More or Less (MoL): Defending Against Multiple Perturbation Attacks on Deep Neural Networks Through Model Ensemble and Compression

Hao Cheng, Kaidi Xu, Zhengang Li, Pu Zhao, Chenan Wang, Xue Lin, Bhavya Kailkhura, Ryan Goldhahn; Proceedings of the IEEE/CVF Winter Conference on Applications of Computer Vision (WACV) Workshops, 2022, pp. 645-655

Deep neural networks (DNNs) have been adopted in many application domains due to their superior performance. However, their susceptibility under test-time adversarial perturbations and out-of-distribution shifts has attracted extensive research efforts.

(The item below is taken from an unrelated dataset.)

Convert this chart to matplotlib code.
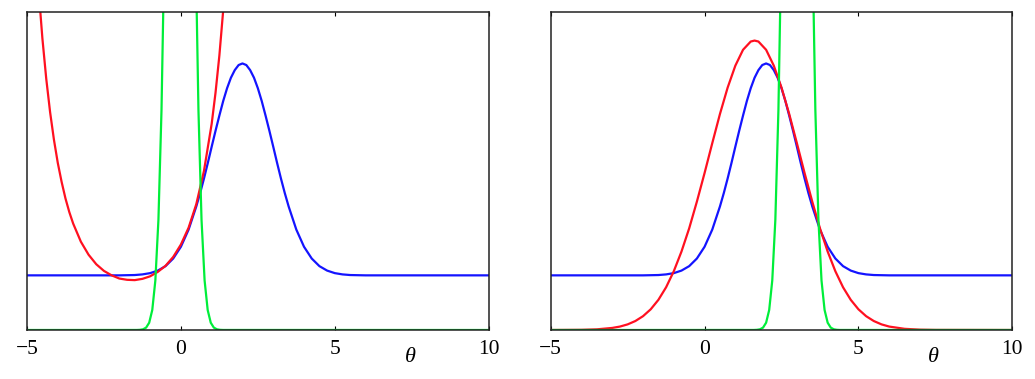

The adversarial training provides an effective defense method withstanding evolving attacking methods. However, DNNs obtained by adversarial training are usually robust to only a single type of adversarial perturbation that they are trained with. To tackle this problem, improvements have been made to incorporate multiple perturbation types into adversarial training process, but with limited flexibility in terms of perturbation types. This work investigates the design problem of deep learning (DL) systems robust to multiple perturbation attacks. To maximize flexibility, we adopt the model ensemble approach, where an ensemble of expert models dealing with various perturbation types are integrated through a trainable aggregator module. Expert models are obtained in parallel through adversarial training, targeting at respective perturbation types. Then, the aggregator module is (adversarially) trained together with fine-tuning of expert models, addressing the obfuscated gradients issue in adversarial robustness. Furthermore, in order to practically implement the robust ensemble model onto edge devices, the model compression approach is leveraged to reduce the ensemble model size. By exploring the most suitable model compression scheme, we significantly reduce the overall model size without compromising robustness. Proposed More or Less (MoL) defense outperforms state-of-the-art defenses against multiple perturbations.